Alicia's Bible Blog
Acts 14:8-18. In Lystra, Paul cures a man who had been crippled since birth simply by seeing that he had faith and saying to him "Stand upright on your feet." The people are so amazed, they are convinced Paul and Barnabas are gods - they call Barnabas Zeus and Paul Hermes. The priest of Zeus brings out garlands and oxen to offer sacrifice to them, but when Paul and Barnabas hear of this they tear their garments and rush out into the multitudes. They tell the crowd that they are not gods, but men just like them. They have come to give the good news of a living God who made all of creation and who now wants all nations to know of Him. Thus, they "scarcely refrained the people from offering sacrifice to them."
How difficult it is to convince religious people that they are worshiping the wrong gods! I find it much harder to evangelize to them than to those who don't practice any faith at all. The latter, it seems, know intuitively that they are missing something, and they are happy when someone approaches them sharing the good news with love.
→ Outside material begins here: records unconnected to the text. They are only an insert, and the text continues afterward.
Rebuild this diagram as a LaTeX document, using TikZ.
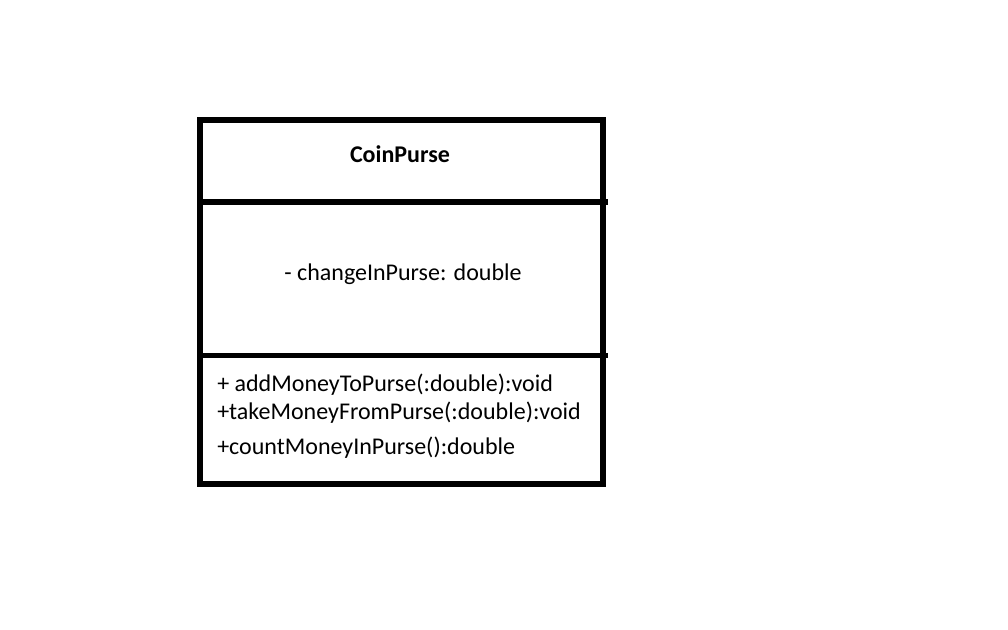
\documentclass[tikz,border=0pt]{standalone}
\usepackage{fontspec}
\setmainfont{Carlito}
\begin{document}
\begin{tikzpicture}
        [
            x=0.75pt, y=-0.75pt,
            every node/.style={inner sep=0pt, font=\fontsize{18}{21}\selectfont},
            classname/.style={anchor=base, font=\fontsize{18}{21}\selectfont\bfseries},
            attribute/.style={anchor=base},
            operation/.style={anchor=base west},
            boxline/.style={line width=4pt}
        ]

        \useasboundingbox (0,0) rectangle (1008,630);

        % class box
        \coordinate (topleft) at (200,120);
        \coordinate (botright) at (603,484);
        \draw[boxline] (topleft) rectangle (botright);
        \coordinate (split1l) at (200,202);
        \coordinate (split1r) at (608,202);
        \coordinate (split2l) at (200,355.5);
        \coordinate (split2r) at (608,355.5);
        \draw[boxline] (split1l) -- (split1r);
        \draw[boxline] (split2l) -- (split2r);

        \node[classname] (name) at (400,163) {CoinPurse};
        \node[attribute] (attr) at (403,281) {- changeInPurse: double};
        \node[operation] (opadd) at (217,392) {+ addMoneyToPurse(:double):void};
        \node[operation] (optake) at (217,420) {+takeMoneyFromPurse(:double):void};
        \node[operation] (opcount) at (217,455) {+countMoneyInPurse():double};
    \end{tikzpicture}
\end{document}
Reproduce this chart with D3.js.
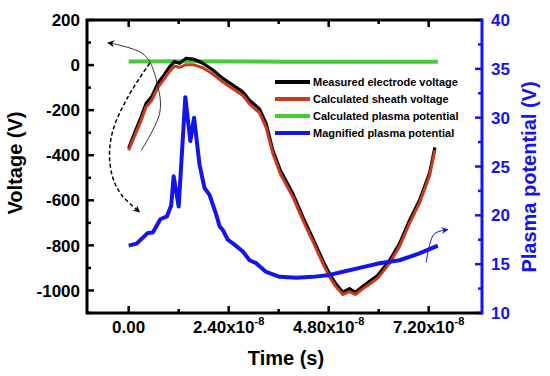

But religious people who are following other gods (and those can be things like "wokeness," politics, "science", or any of the other false gods being offered up to us) seem so convinced that they have found the "answer" (aka god), and that following that "answer" makes them good people, they often are the most resistant to the truth of Jesus. At least these Greeks recognize God's work in Paul and Barnabas, they just mistakenly attributed it to their gods. This is markedly different from the reaction to miracles that many of the Jews had. I expect that this is because the Jews knew they were following the true God, they just didn't want to accept that He had fulfilled His promise in the most unexpected of ways, because that would mean that their entire way of life would be changed.
In any case, it is frequently much more difficult to convince people with some sort of religion that they have to change the god that they are worshiping. And it is very easy for those who are following Christ to have their eyes and heart drawn to some other god in the name of a false goodness, or "niceness," or some other twisting of Jesus' true message. Convincing those people to get back on track can be the hardest of all.